What the task requires -
All of the material below is to be restated word for word, apart from the pictures.

Data provided -
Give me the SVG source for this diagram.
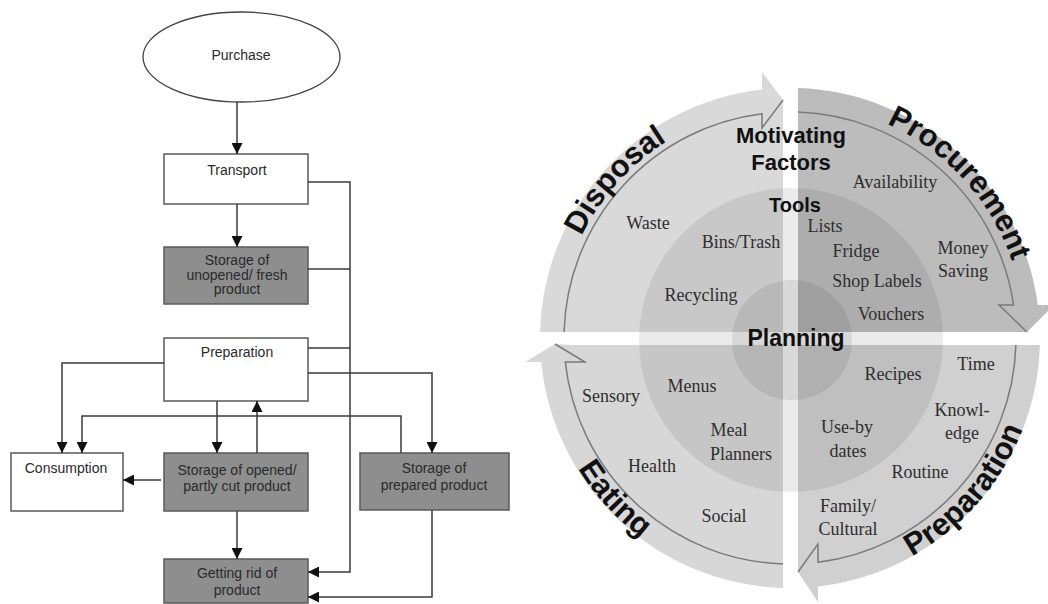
<svg xmlns="http://www.w3.org/2000/svg" width="1048" height="604" viewBox="0 0 1048 604">
<style>
.box{stroke:#5a5a5a;stroke-width:1.5}
.w{fill:#fff}
.g{fill:#8e8e8e}
.ft{font-family:"Liberation Sans",Arial,sans-serif;font-size:14px;fill:#2a2a2a;text-anchor:middle}
.ln{fill:none;stroke:#3a3a3a;stroke-width:1.5}
.lab{font-family:"Liberation Serif","Times New Roman",serif;font-size:18px;fill:#2e2e2e;text-anchor:middle}
.bold{font-family:"Liberation Sans",Arial,sans-serif;font-weight:bold;fill:#111;text-anchor:middle}
.big{font-family:"Liberation Sans",Arial,sans-serif;font-weight:bold;font-size:31px;fill:#111}
.edge{fill:none;stroke:#7a7a7a;stroke-width:1.5}
.ov{fill:#000;fill-opacity:0.08}
</style>
<defs>
<marker id="ah" markerUnits="userSpaceOnUse" markerWidth="11" markerHeight="11" refX="11" refY="5.5" orient="auto">
<path d="M0,0 L11,5.5 L0,11 Z" fill="#111"/>
</marker>
<path id="pDisp" d="M558,338 A232,232 0 0 1 790,106"/>
<path id="pProc" d="M790,103 A235,235 0 0 1 1025,338"/>
<path id="pEat" d="M541,338 A249,249 0 0 0 790,587"/>
<path id="pPrep" d="M790,588 A250,250 0 0 0 1040,338"/>
</defs>
<rect width="1048" height="604" fill="#fff"/>

<!-- Flowchart nodes -->
<g id="purchase">
<ellipse cx="241.5" cy="57" rx="98.5" ry="45" class="w" stroke="#444" stroke-width="1.3"/>
<text x="241" y="60" class="ft">Purchase</text>
</g>
<g id="transport">
<rect x="164" y="154" width="144" height="50" class="w box"/>
<text x="237" y="175" class="ft">Transport</text>
</g>
<g id="storage-unopened">
<rect x="164" y="247" width="144" height="57" class="g box"/>
<text x="237" y="265" class="ft">Storage of</text>
<text x="237" y="280" class="ft">unopened/ fresh</text>
<text x="237" y="294" class="ft">product</text>
</g>
<g id="preparation">
<rect x="164" y="338" width="144" height="63" class="w box"/>
<text x="237" y="357" class="ft">Preparation</text>
</g>
<g id="consumption">
<rect x="11" y="453" width="112" height="58" class="w box"/>
<text x="66" y="473" class="ft">Consumption</text>
</g>
<g id="storage-opened">
<rect x="164" y="453" width="144" height="58" class="g box"/>
<text x="237" y="475" class="ft">Storage of opened/</text>
<text x="237" y="491" class="ft">partly cut product</text>
</g>
<g id="storage-prepared">
<rect x="360" y="453" width="149" height="57" class="g box"/>
<text x="434" y="473" class="ft">Storage of</text>
<text x="434" y="490" class="ft">prepared product</text>
</g>
<g id="getting-rid">
<rect x="164" y="559" width="144" height="44" class="g box"/>
<text x="237" y="578" class="ft">Getting rid of</text>
<text x="237" y="595" class="ft">product</text>
</g>

<!-- Flowchart connectors -->
<g id="connectors">
<path class="ln" d="M237,102 L237,154" marker-end="url(#ah)"/>
<path class="ln" d="M237,204 L237,247" marker-end="url(#ah)"/>
<path class="ln" d="M308,182 L350,182 L350,572 L308,572" marker-end="url(#ah)"/>
<path class="ln" d="M308,269 L350,269"/>
<path class="ln" d="M308,348 L350,348"/>
<path class="ln" d="M308,373 L432,373 L432,453" marker-end="url(#ah)"/>
<path class="ln" d="M164,363 L62,363 L62,453" marker-end="url(#ah)"/>
<path class="ln" d="M217,401 L217,453" marker-end="url(#ah)"/>
<path class="ln" d="M257,453 L257,401" marker-end="url(#ah)"/>
<path class="ln" d="M401,453 L401,416 L82,416 L82,453" marker-end="url(#ah)"/>
<path class="ln" d="M161,480 L123,480" marker-end="url(#ah)"/>
<path class="ln" d="M237,511 L237,559" marker-end="url(#ah)"/>
<path class="ln" d="M432,510 L432,597 L308,597" marker-end="url(#ah)"/>
</g>

<!-- Circular diagram -->
<g id="disposal">
<path d="M783,332 L540.1,332 A250,250 0 0 1 762,89.6 L762,72 L783,100 Z" fill="#d9d9d9"/>
<path class="edge" d="M564.1,332 A226,226 0 0 1 762,113.7 L762,128 L783,100"/>
</g>
<g id="procurement">
<path d="M798,332 L798,88.1 A250,250 0 0 1 1037.8,305 L1054,305 L1027,332 Z" fill="#bcbcbc"/>
<path class="edge" d="M798,112.1 A226,226 0 0 1 1013.6,305 L999,305 L1027,332"/>
</g>
<g id="preparation-q">
<path d="M798,345 L1039.9,345 A250,250 0 0 1 818,586.4 L818,602 L798,572 Z" fill="#d0d0d0"/>
<path class="edge" d="M1015.9,345 A226,226 0 0 1 818,562.3 L818,544 L798,572"/>
</g>
<g id="eating">
<path d="M783,345 L783,587.9 A250,250 0 0 1 541.2,362 L525,362 L555,344 L570,345 Z" fill="#d7d7d7"/>
<path class="edge" d="M783,563.9 A226,226 0 0 1 565.3,362 L585,362 L555,344"/>
</g>
<g id="tools-circle">
<circle cx="791" cy="340" r="152" class="ov"/>
</g>
<g id="planning-circle">
<circle cx="792" cy="340" r="60" class="ov"/>
</g>

<g id="titles">
<text class="big"><textPath href="#pDisp" startOffset="46.7%" text-anchor="middle">Disposal</textPath></text>
<text class="big"><textPath href="#pProc" startOffset="52.9%" text-anchor="middle">Procurement</textPath></text>
<text class="big"><textPath href="#pEat" startOffset="47.2%" text-anchor="middle">Eating</textPath></text>
<text class="big"><textPath href="#pPrep" startOffset="54.4%" text-anchor="middle">Preparation</textPath></text>
</g>

<g id="centre-labels">
<text x="791" y="143" class="bold" font-size="22">Motivating</text>
<text x="791" y="170" class="bold" font-size="22">Factors</text>
<text x="795" y="212" class="bold" font-size="20">Tools</text>
<text x="796" y="346" class="bold" font-size="23">Planning</text>
</g>

<g id="labels">
<text x="648" y="229" class="lab">Waste</text>
<text x="741" y="248" class="lab">Bins/Trash</text>
<text x="701" y="301" class="lab">Recycling</text>
<text x="895" y="188" class="lab">Availability</text>
<text x="825" y="232" class="lab">Lists</text>
<text x="856" y="257" class="lab">Fridge</text>
<text x="877" y="287" class="lab">Shop Labels</text>
<text x="891" y="320" class="lab">Vouchers</text>
<text x="963" y="254" class="lab">Money</text>
<text x="963" y="277" class="lab">Saving</text>
<text x="611" y="402" class="lab">Sensory</text>
<text x="692" y="392" class="lab">Menus</text>
<text x="729" y="436" class="lab">Meal</text>
<text x="741" y="460" class="lab">Planners</text>
<text x="652" y="472" class="lab">Health</text>
<text x="724" y="522" class="lab">Social</text>
<text x="976" y="370" class="lab">Time</text>
<text x="893" y="380" class="lab">Recipes</text>
<text x="962" y="416" class="lab">Knowl-</text>
<text x="962" y="439" class="lab">edge</text>
<text x="847" y="433" class="lab">Use-by</text>
<text x="848" y="457" class="lab">dates</text>
<text x="920" y="478" class="lab">Routine</text>
<text x="848" y="512" class="lab">Family/</text>
<text x="848" y="535" class="lab">Cultural</text>
</g>
</svg>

Task response -
Give me the SVG source for this diagram.
<svg xmlns="http://www.w3.org/2000/svg" width="1048" height="604" viewBox="0 0 1048 604">
<style>
.box{stroke:#5a5a5a;stroke-width:1.5}
.w{fill:#fff}
.g{fill:#8e8e8e}
.ft{font-family:"Liberation Sans",Arial,sans-serif;font-size:14px;fill:#2a2a2a;text-anchor:middle}
.ln{fill:none;stroke:#3a3a3a;stroke-width:1.5}
.lab{font-family:"Liberation Serif","Times New Roman",serif;font-size:18px;fill:#2e2e2e;text-anchor:middle}
.bold{font-family:"Liberation Sans",Arial,sans-serif;font-weight:bold;fill:#111;text-anchor:middle}
.big{font-family:"Liberation Sans",Arial,sans-serif;font-weight:bold;font-size:31px;fill:#111}
.edge{fill:none;stroke:#7a7a7a;stroke-width:1.5}
.ov{fill:#000;fill-opacity:0.08}
</style>
<defs>
<marker id="ah" markerUnits="userSpaceOnUse" markerWidth="11" markerHeight="11" refX="11" refY="5.5" orient="auto">
<path d="M0,0 L11,5.5 L0,11 Z" fill="#111"/>
</marker>
<path id="pDisp" d="M558,338 A232,232 0 0 1 790,106"/>
<path id="pProc" d="M790,103 A235,235 0 0 1 1025,338"/>
<path id="pEat" d="M541,338 A249,249 0 0 0 790,587"/>
<path id="pPrep" d="M790,588 A250,250 0 0 0 1040,338"/>
</defs>
<rect width="1048" height="604" fill="#fff"/>

<!-- Flowchart nodes -->
<g id="purchase">
<ellipse cx="241.5" cy="57" rx="98.5" ry="45" class="w" stroke="#444" stroke-width="1.3"/>
<text x="241" y="60" class="ft">Purchase</text>
</g>
<g id="transport">
<rect x="164" y="154" width="144" height="50" class="w box"/>
<text x="237" y="175" class="ft">Transport</text>
</g>
<g id="storage-unopened">
<rect x="164" y="247" width="144" height="57" class="g box"/>
<text x="237" y="265" class="ft">Storage of</text>
<text x="237" y="280" class="ft">unopened/ fresh</text>
<text x="237" y="294" class="ft">product</text>
</g>
<g id="preparation">
<rect x="164" y="338" width="144" height="63" class="w box"/>
<text x="237" y="357" class="ft">Preparation</text>
</g>
<g id="consumption">
<rect x="11" y="453" width="112" height="58" class="w box"/>
<text x="66" y="473" class="ft">Consumption</text>
</g>
<g id="storage-opened">
<rect x="164" y="453" width="144" height="58" class="g box"/>
<text x="237" y="475" class="ft">Storage of opened/</text>
<text x="237" y="491" class="ft">partly cut product</text>
</g>
<g id="storage-prepared">
<rect x="360" y="453" width="149" height="57" class="g box"/>
<text x="434" y="473" class="ft">Storage of</text>
<text x="434" y="490" class="ft">prepared product</text>
</g>
<g id="getting-rid">
<rect x="164" y="559" width="144" height="44" class="g box"/>
<text x="237" y="578" class="ft">Getting rid of</text>
<text x="237" y="595" class="ft">product</text>
</g>

<!-- Flowchart connectors -->
<g id="connectors">
<path class="ln" d="M237,102 L237,154" marker-end="url(#ah)"/>
<path class="ln" d="M237,204 L237,247" marker-end="url(#ah)"/>
<path class="ln" d="M308,182 L350,182 L350,572 L308,572" marker-end="url(#ah)"/>
<path class="ln" d="M308,269 L350,269"/>
<path class="ln" d="M308,348 L350,348"/>
<path class="ln" d="M308,373 L432,373 L432,453" marker-end="url(#ah)"/>
<path class="ln" d="M164,363 L62,363 L62,453" marker-end="url(#ah)"/>
<path class="ln" d="M217,401 L217,453" marker-end="url(#ah)"/>
<path class="ln" d="M257,453 L257,401" marker-end="url(#ah)"/>
<path class="ln" d="M401,453 L401,416 L82,416 L82,453" marker-end="url(#ah)"/>
<path class="ln" d="M161,480 L123,480" marker-end="url(#ah)"/>
<path class="ln" d="M237,511 L237,559" marker-end="url(#ah)"/>
<path class="ln" d="M432,510 L432,597 L308,597" marker-end="url(#ah)"/>
</g>

<!-- Circular diagram -->
<g id="disposal">
<path d="M783,332 L540.1,332 A250,250 0 0 1 762,89.6 L762,72 L783,100 Z" fill="#d9d9d9"/>
<path class="edge" d="M564.1,332 A226,226 0 0 1 762,113.7 L762,128 L783,100"/>
</g>
<g id="procurement">
<path d="M798,332 L798,88.1 A250,250 0 0 1 1037.8,305 L1054,305 L1027,332 Z" fill="#bcbcbc"/>
<path class="edge" d="M798,112.1 A226,226 0 0 1 1013.6,305 L999,305 L1027,332"/>
</g>
<g id="preparation-q">
<path d="M798,345 L1039.9,345 A250,250 0 0 1 818,586.4 L818,602 L798,572 Z" fill="#d0d0d0"/>
<path class="edge" d="M1015.9,345 A226,226 0 0 1 818,562.3 L818,544 L798,572"/>
</g>
<g id="eating">
<path d="M783,345 L783,587.9 A250,250 0 0 1 541.2,362 L525,362 L555,344 L570,345 Z" fill="#d7d7d7"/>
<path class="edge" d="M783,563.9 A226,226 0 0 1 565.3,362 L585,362 L555,344"/>
</g>
<g id="tools-circle">
<circle cx="791" cy="340" r="152" class="ov"/>
</g>
<g id="planning-circle">
<circle cx="792" cy="340" r="60" class="ov"/>
</g>

<g id="titles">
<text class="big"><textPath href="#pDisp" startOffset="46.7%" text-anchor="middle">Disposal</textPath></text>
<text class="big"><textPath href="#pProc" startOffset="52.9%" text-anchor="middle">Procurement</textPath></text>
<text class="big"><textPath href="#pEat" startOffset="47.2%" text-anchor="middle">Eating</textPath></text>
<text class="big"><textPath href="#pPrep" startOffset="54.4%" text-anchor="middle">Preparation</textPath></text>
</g>

<g id="centre-labels">
<text x="791" y="143" class="bold" font-size="22">Motivating</text>
<text x="791" y="170" class="bold" font-size="22">Factors</text>
<text x="795" y="212" class="bold" font-size="20">Tools</text>
<text x="796" y="346" class="bold" font-size="23">Planning</text>
</g>

<g id="labels">
<text x="648" y="229" class="lab">Waste</text>
<text x="741" y="248" class="lab">Bins/Trash</text>
<text x="701" y="301" class="lab">Recycling</text>
<text x="895" y="188" class="lab">Availability</text>
<text x="825" y="232" class="lab">Lists</text>
<text x="856" y="257" class="lab">Fridge</text>
<text x="877" y="287" class="lab">Shop Labels</text>
<text x="891" y="320" class="lab">Vouchers</text>
<text x="963" y="254" class="lab">Money</text>
<text x="963" y="277" class="lab">Saving</text>
<text x="611" y="402" class="lab">Sensory</text>
<text x="692" y="392" class="lab">Menus</text>
<text x="729" y="436" class="lab">Meal</text>
<text x="741" y="460" class="lab">Planners</text>
<text x="652" y="472" class="lab">Health</text>
<text x="724" y="522" class="lab">Social</text>
<text x="976" y="370" class="lab">Time</text>
<text x="893" y="380" class="lab">Recipes</text>
<text x="962" y="416" class="lab">Knowl-</text>
<text x="962" y="439" class="lab">edge</text>
<text x="847" y="433" class="lab">Use-by</text>
<text x="848" y="457" class="lab">dates</text>
<text x="920" y="478" class="lab">Routine</text>
<text x="848" y="512" class="lab">Family/</text>
<text x="848" y="535" class="lab">Cultural</text>
</g>
</svg>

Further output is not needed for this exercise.